On arriving at Mozaic you pass through a traditional Balinese entrance into a lounge area where you can peruse the menu whilst sipping on a cocktail. It was here that we received our first amuse gueules: a small choux bun filled with cheese and truffle oil, and a cornet filled with raw beef and topped with (I think) parmesan foam. (I didn’t take notes, so some of my descriptions may not be 100% correct.) Anyway, the choux bun was as a mutant cousin to the “cheesy footballs” that graced the sideboard of my home at Christmas when I was a child. The (spherified?) truffle oil added a pleasant richness to the mouthful. Nice, but not great.

The cornet was a step up, with the meat meltingly tender and sweet.

It didn’t take long to decide on the food. There’s no à la carte, so for me it was simply a matter of choosing between the six or eight course menu. Not knowing the full capacity of my stomach, I went for the more moderate option.

The first course was seared prawns, pickled radish, torch ginger flower.


And I’ll apologise here for the poor quality of the photographs. The lighting was dim and the photo exposure long since I wouldn’t dream of using flash in such a place. Not all the other customers felt the same way.

Next up was confit of coral trout, smoked corn purée, baby corn, ginger crumble.


It was, of course, delicious, though I wished I knew more about the provenance of the fish. Coral trout is a reef fish and I’m not keen on eating reef fish since it damages the reef ecosystem, plus it’s a beautiful fish, “coral” referring to its colour. And I really do hope it wasn’t caught by fishing with dynamite or cyanide.

Following that was the course I was perhaps most looking forward to: breast, confit and foie gras of duck. I do love my foie gras. Imagine my disappointment when I saw it was foie gras terrine, rather than a lovingly fried piece of fatty liver. Still it tasted good.

I think the sauces were a jus and a balsamic reduction. The trail of black powder is olive powder.

On to pork, pomelo purée, bok choy, oyster mushrooms.

I’m always a little bit disappointed when chefs break up a cut of meat then reassemble it. I would have preferred a tranche of perfect belly pork. That said, the skin was wafer thin and magically crisp.

And so on to the desserts: sorbet of nutmeg pericarp, sautéed dried banana, grape, pear, sage/balsamic reduction.

The taste of fresh nutmeg pericarp was a first for me. It’s absolutely delicious, with a weird drying effect on the moth, rather like tannins.

One nice touch at the restaurant is that when you sit down to dine you are presented with a board showing many of the more unusual ingredients used in the menu, so I also got to see what a fresh nutmeg fruit looks like.


Nutmeg is on the right, in the middle.

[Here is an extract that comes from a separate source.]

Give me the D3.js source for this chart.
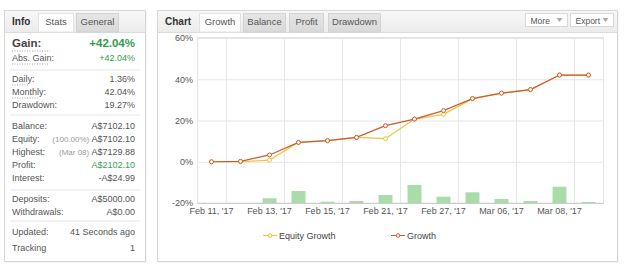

You can see the bright red of the mace covering the nut.

One of my quenelles of sorbet had shifted on the way from the kitchen. A pity, but it still tasted very good.

The second desert didn’t really work for me. The menu description I have doesn’t match the dish, so I think this was a dark chocolate mouse, apricot, coriander foam, sorbet and balsamic reduction. I could be completely wrong.

The decorations on top of the brown thing, which I’d anticipated were chocolate, were actually dried kaffir lime leaves which (a) don’t taste particularly nice, (b) stick in one’s teeth when you chew them. For me this was the least successful dish I had. I’d even go as far as to say I consider it misguided.

Petits fours to finish, and it was time to head back to the hotel.